La transformation des publicités d’Oldsmobile adoptant le slogan de «Youngsmobile» en 1968 est représentative du changement dans l’industrie. La Youngsmobile promeut la résistance à l’aliénante conformité supposément exigée par la société. Dodge lance quant à elle la «Dodge Rebellion», une joyeuse révolte contre le malaise social, sous des slogans comme «Rise Up», «Break away from the everyday» et «Move away from the crowd» (Thomas Frank, 1997).

Récupérant les personnages mythiques, les costumes et la musique du film d’Arthur Penn, la publicité de la Pontiac GTO lie rébellion et consommation dans une célébration du hip consumerism, désormais nouveau paradigme d’une consommation présentée comme «déviante».
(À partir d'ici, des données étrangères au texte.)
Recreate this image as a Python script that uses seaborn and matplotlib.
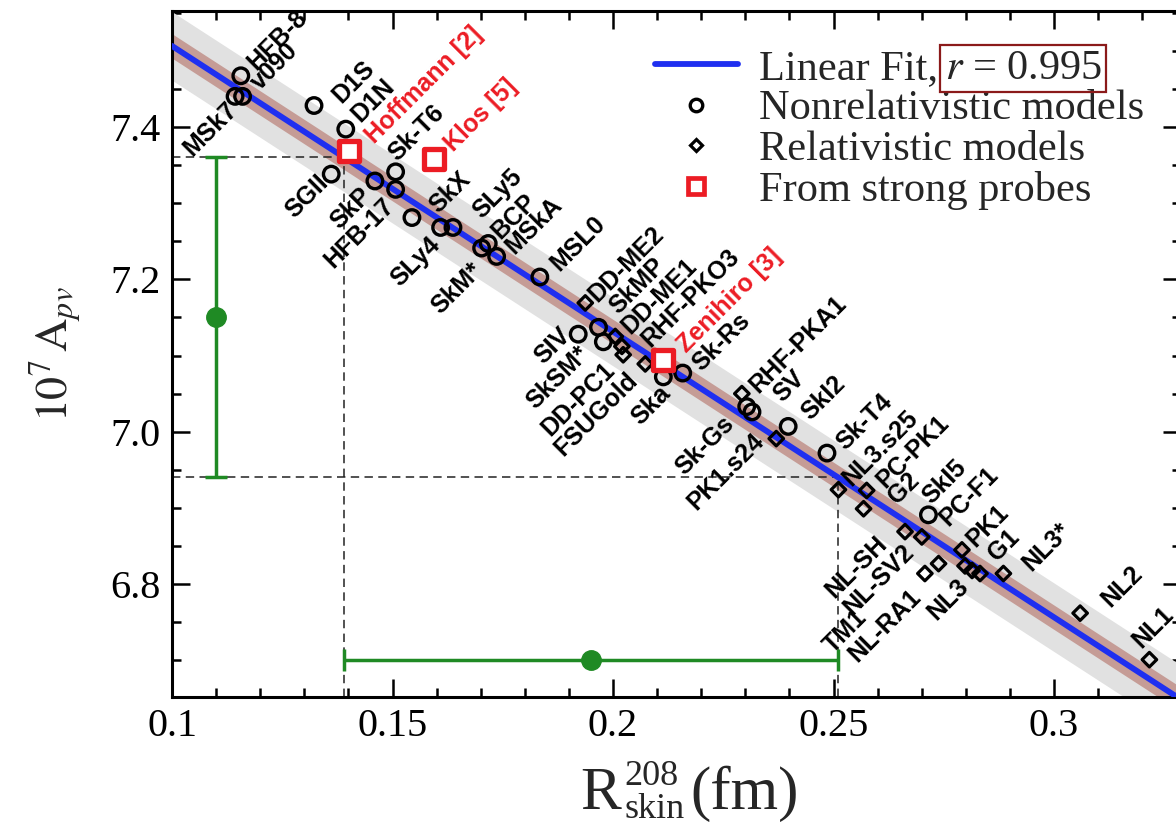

Bonnie et Clyde sont hip. Ils sont amoureux, jeunes et beaux, ils ont du style, ils sont francs, directs, charismatiques et, à l’instar de la jeunesse révoltée des années 1960, ils contestent l’idéologie capitaliste et marchande de leur époque. Le rejet d’un consumérisme oppressif est repris avec succès dans cette publicité s’associant à la transgression des normes exercée par Arthur Penn dans son populaire Bonnie & Clyde. Les rebelles mythiques optent d’abord pour une Pontiac Firebird, puis pour une Pontiac station wagon, établissant le fait que Pontiac est le getaway car de prédilection des hors-la-loi américains, auxquels le spectateur est encouragé à s’identifier: «If you’re particular about the car you drive, there’s a particular kind of Pontiac for you» (Thomas Frank, 1997).
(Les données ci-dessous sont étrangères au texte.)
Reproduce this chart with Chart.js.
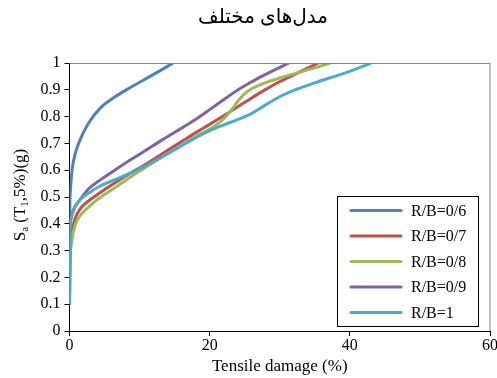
<!DOCTYPE html>
<html>
<head>
<meta charset="utf-8">
<script src="https://cdn.jsdelivr.net/npm/chart.js@4"></script>
<style>
  html, body { margin: 0; padding: 0; background: #fff; overflow: hidden; }
  #wrap { width: 497px; height: 378px; overflow: hidden; }
</style>
</head>
<body>
<div id="wrap"><canvas id="chart" width="520" height="378"></canvas></div>
<script>
// Data: [tensile damage %, Sa (g)]
const rb06 = [[0, 0.1], [0.03, 0.42], [0.12, 0.52], [0.36, 0.6], [0.8, 0.66], [1.3, 0.7], [2.7, 0.775],
  [4.6, 0.837], [6.5, 0.874], [8.5, 0.906], [10.4, 0.934], [12.5, 0.965], [14.8, 1.0]];
const rb07 = [[0, 0.1], [0.08, 0.28], [0.25, 0.35], [0.5, 0.39], [0.8, 0.42], [1.5, 0.455], [2.7, 0.485],
  [4.3, 0.515], [6.5, 0.553], [8.6, 0.588], [10.4, 0.615], [13.4, 0.664], [16, 0.707], [18.2, 0.743],
  [20, 0.771], [22.9, 0.818], [25.3, 0.858], [27.7, 0.897], [30.1, 0.932], [32.5, 0.962], [35.5, 1.0]];
const rb08 = [[0, 0.1], [0.1, 0.26], [0.3, 0.33], [0.8, 0.395], [1.5, 0.43], [2.7, 0.462], [4.3, 0.497],
  [6.5, 0.535], [8.6, 0.573], [10.4, 0.603], [13.4, 0.653], [16, 0.694], [18.2, 0.728], [20, 0.753],
  [21, 0.77], [22, 0.792], [22.9, 0.818], [23.9, 0.853], [24.8, 0.881], [25.8, 0.901], [27.7, 0.924],
  [30.1, 0.945], [32.5, 0.963], [35, 0.982], [37.2, 1.0]];
const rb09 = [[0, 0.1], [0.05, 0.36], [0.2, 0.42], [0.5, 0.45], [1.5, 0.49], [2.7, 0.53], [4.3, 0.562],
  [6.5, 0.601], [8.6, 0.637], [10.4, 0.666], [13.4, 0.716], [16, 0.757], [18.2, 0.793], [20, 0.826],
  [21.5, 0.854], [22.9, 0.88], [24.4, 0.906], [25.8, 0.927], [27.7, 0.954], [31.3, 1.0]];
const rb10 = [[0, 0.1], [0.04, 0.36], [0.15, 0.41], [0.4, 0.435], [0.8, 0.462], [1.5, 0.49], [2.7, 0.514],
  [4.3, 0.54], [6.5, 0.565], [8.6, 0.588], [10.4, 0.61], [13.4, 0.652], [16, 0.691], [18.2, 0.724],
  [20, 0.748], [22.9, 0.778], [25.8, 0.809], [27.7, 0.839], [30.1, 0.876], [32.5, 0.903], [35, 0.926],
  [37.2, 0.945], [40, 0.969], [43, 1.0]];

const seriesNames = ['R/B=0/6', 'R/B=0/7', 'R/B=0/8', 'R/B=0/9', 'R/B=1'];
const seriesData = [rb06, rb07, rb08, rb09, rb10];
const seriesColors = ['#4F81BD', '#C0504D', '#9BBB59', '#8064A2', '#4BACC6'];

const xTicks = [0, 20, 40, 60];
const yTicks = ['0', '0.1', '0.2', '0.3', '0.4', '0.5', '0.6', '0.7', '0.8', '0.9', '1'];

const chartTitle = 'مدل‌های مختلف';
const xTitle = 'Tensile damage (%)';

const SERIF = '"Liberation Serif", "Times New Roman", serif';

// Title, y axis title (with subscripts), grey frame and boxed legend
const extras = {
  id: 'extras',
  afterDraw(chart) {
    const ctx = chart.ctx;
    const a = chart.chartArea;
    ctx.save();

    // grey top and right frame
    ctx.strokeStyle = '#868686';
    ctx.lineWidth = 1;
    ctx.beginPath();
    ctx.moveTo(a.left, a.top + 0.5);
    ctx.lineTo(a.right, a.top + 0.5);
    ctx.moveTo(a.right, a.top);
    ctx.lineTo(a.right, a.bottom);
    ctx.stroke();

    // chart title
    ctx.fillStyle = '#000';
    ctx.font = '20px ' + SERIF + ', "DejaVu Sans"';
    ctx.textAlign = 'center';
    ctx.textBaseline = 'middle';
    ctx.fillText(chartTitle, 263, 18);

    // y title: S_a (T_1,5%)(g)
    ctx.translate(19, 195);
    ctx.rotate(-Math.PI / 2);
    const parts = [['S', false], ['a', true], [' (T', false], ['1', true], [',5%)(g)', false]];
    const big = '17px ' + SERIF, small = '11px ' + SERIF;
    let total = 0;
    parts.forEach(p => { ctx.font = p[1] ? small : big; total += ctx.measureText(p[0]).width; });
    let x = -total / 2;
    ctx.textAlign = 'left';
    ctx.textBaseline = 'alphabetic';
    parts.forEach(p => {
      ctx.font = p[1] ? small : big;
      ctx.fillText(p[0], x, p[1] ? 8.5 : 5.5);
      x += ctx.measureText(p[0]).width;
    });
    ctx.setTransform(1, 0, 0, 1, 0, 0);

    // legend box
    ctx.strokeStyle = '#000';
    ctx.lineWidth = 1;
    ctx.strokeRect(337.5, 196.5, 141, 130);
    ctx.font = '16px ' + SERIF;
    ctx.textBaseline = 'middle';
    ctx.textAlign = 'left';
    seriesNames.forEach((name, i) => {
      const y = 210.5 + i * 25.5;
      ctx.strokeStyle = seriesColors[i];
      ctx.lineWidth = 3;
      ctx.lineCap = 'round';
      ctx.beginPath();
      ctx.moveTo(351, y);
      ctx.lineTo(401, y);
      ctx.stroke();
      ctx.fillStyle = '#000';
      ctx.fillText(name, 411, y + 1);
    });
    ctx.restore();
  }
};

const datasets = seriesData.map((pts, i) => ({
  label: seriesNames[i],
  data: pts.map(p => ({ x: p[0], y: p[1] })),
  borderColor: seriesColors[i],
  backgroundColor: seriesColors[i],
  borderWidth: 3,
  pointRadius: 0,
  showLine: true,
  fill: false,
  cubicInterpolationMode: 'monotone',
  order: seriesNames.length - i
}));

new Chart(document.getElementById('chart'), {
  type: 'scatter',
  data: { datasets: datasets },
  options: {
    responsive: false,
    animation: false,
    events: [],
    layout: { padding: { left: 0, top: 63, right: 30, bottom: 0 } },
    plugins: {
      legend: { display: false },
      title: { display: false },
      tooltip: { enabled: false }
    },
    scales: {
      x: {
        type: 'linear',
        min: 0,
        max: 60,
        afterFit(scale) { scale.height = 47; },
        afterBuildTicks(scale) { scale.ticks = xTicks.map(v => ({ value: v })); },
        ticks: {
          color: '#000',
          font: { family: SERIF, size: 16 },
          padding: 0,
          maxRotation: 0,
          autoSkip: false
        },
        grid: { display: true, drawOnChartArea: false, drawTicks: true, tickLength: 5, color: '#000' },
        border: { display: true, color: '#000', width: 1 },
        title: {
          display: true,
          text: xTitle,
          color: '#000',
          font: { family: SERIF, size: 17 },
          padding: { top: 0, bottom: 1 }
        }
      },
      y: {
        type: 'linear',
        min: 0,
        max: 1,
        afterFit(scale) { scale.width = 69.5; },
        afterBuildTicks(scale) { scale.ticks = yTicks.map(t => ({ value: parseFloat(t) })); },
        ticks: {
          color: '#000',
          font: { family: SERIF, size: 16 },
          padding: 4,
          autoSkip: false,
          callback: (v, i) => yTicks[i]
        },
        grid: { display: true, drawOnChartArea: false, drawTicks: true, tickLength: 5, color: '#000' },
        border: { display: true, color: '#000', width: 1 }
      }
    }
  },
  plugins: [extras]
});
</script>
</body>
</html>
La Pontiac GTO, première muscle car de Pontiac, s’affirme comme moyen de résoudre la tension engendrée par la profonde insatisfaction des êtres marginaux cloisonnés dans le cadre d’une société de consommation contraignante. Ainsi, la nouvelle voiture de Pontiac ne se destine pas à une masse homogène, mais à tout individu branché s’objectant à un certain establishment normatif.
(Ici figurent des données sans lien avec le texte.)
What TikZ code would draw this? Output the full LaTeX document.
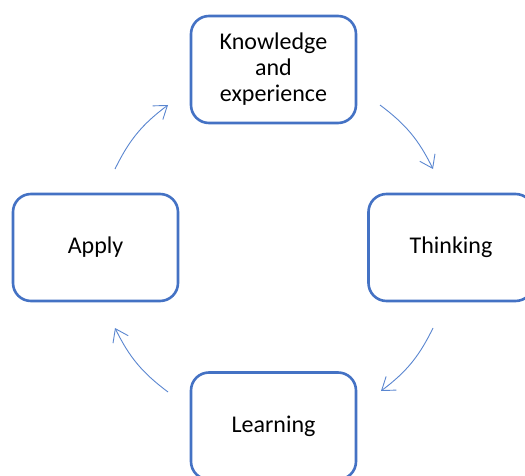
\documentclass[tikz,border=0pt]{standalone}
\usepackage{fontspec}
\setmainfont{Carlito}
\usetikzlibrary{arrows.meta}
\definecolor{boxblue}{RGB}{68,114,196}
\definecolor{arrowblue}{RGB}{90,134,208}
\begin{document}
\begin{tikzpicture}[x=1pt,y=1pt,
  stage/.style={draw=boxblue, line width=2.6pt, rounded corners=18pt,
    minimum width=165pt, minimum height=107pt, align=center,
    font=\fontsize{24}{26}\selectfont, text=black, inner sep=2pt},
  flow/.style={draw=arrowblue, line width=0.9pt, bend left=13.5,
    -{Straight Barb[length=12pt,width=17pt,line width=0.9pt]}}]
\useasboundingbox (0,0) rectangle (525,475);
\clip (0,0) rectangle (525,475);
% the four stages of the cycle
\node[stage] (know)  at (273.5,405.5) {Knowledge\\and\\experience};
\node[stage] (think) at (451,227.5)   {Thinking};
\node[stage] (apply) at (95.5,227.5)  {Apply};
\node[stage] (learn) at (273.5,49)    {Learning};
% end points of the curved arrows
\coordinate (a1s) at (380,370); \coordinate (a1e) at (433,306);
\coordinate (a2s) at (433,147); \coordinate (a2e) at (381,84);
\coordinate (a3s) at (168,83);  \coordinate (a3e) at (115,147);
\coordinate (a4s) at (115,306); \coordinate (a4e) at (168,370);
\draw[flow] (a1s) to (a1e);
\draw[flow] (a2s) to (a2e);
\draw[flow] (a3s) to (a3e);
\draw[flow] (a4s) to (a4e);
\end{tikzpicture}
\end{document}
Choisie par les hips Bonnie et Clyde, la Pontiac GTO est le getaway car de prédilection pour s’évader de la linéarité conventionnelle des suburbs. Le spectateur se projetant dans ces cools gangsters se perçoit lui aussi comme un outsider, qui, pour faire un pied de nez à la société de consommation, n’a qu’à affirmer sa résistance à l’idéologie marchande en s’achetant lui aussi le nouveau hip muscle car de Pontiac.

 

Conclusion

Hantée par le règne de «l’homme au complet gris», la jeunesse des années 1950 et 1960 voit dans la voiture une possibilité d’émancipation par rapport aux contraintes sociales. Les populaires fictions sur la route nourrissent non seulement l’idéologie contre-culturelle, mais fournissent aussi de nouveaux outils aux industries publicitaires. Apparaît donc à cette époque une multiplication de styles hétérogènes dans un nouveau culte de la différence se faisant baume contre un establishment pragmatique et étouffant.

L’un des problèmes les plus difficiles auquel fait face le système marchand au cours des années 1960 est le même qu’aujourd’hui: l’industrie doit trouver les moyens de déjouer le cynisme du consommateur face à la société de masse. Évidemment, la révolution anticonformiste ne constitue pas une véritable révolte contre le consumérisme ni contre l’industrie publicitaire. Ainsi, au cours des années 1960, toute compagnie se revendique comme dégoûtée et aliénée par la société de consommation (Thomas Frank, 1997). Pour certains, comme Volks et le blue jean, cela implique l’adoption d’un style immuable. Mais les trois grands constructeurs automobiles américains ne tentent aucunement d’éviter l’obsolescence programmée du design, ils recherchent plutôt les moyens de la légitimer. Ainsi, pour Pontiac comme pour la Peacock Revolution, cela signifie la promotion d’un hip en constante métamorphose permettant au consommateur de se démarquer illusoirement de la masse.

 

Bibliographie

Frank, Thomas, The Conquest of Cool: Business Culture, Counterculture, and the Rise of Hip Consumerism, Presses de l’université de Chicago, Chicago, 1997, 287 p.

Heath, Joseph et Potter, Andrew, The Rebel Sell. Why the culture can’t be jammed, Harper Collins, Toronto, 2004, 374 p.

Penn, Arthur (Réal.), Bonnie & Clyde, Warner Bros., Etats-Unis, 1967, 111 min.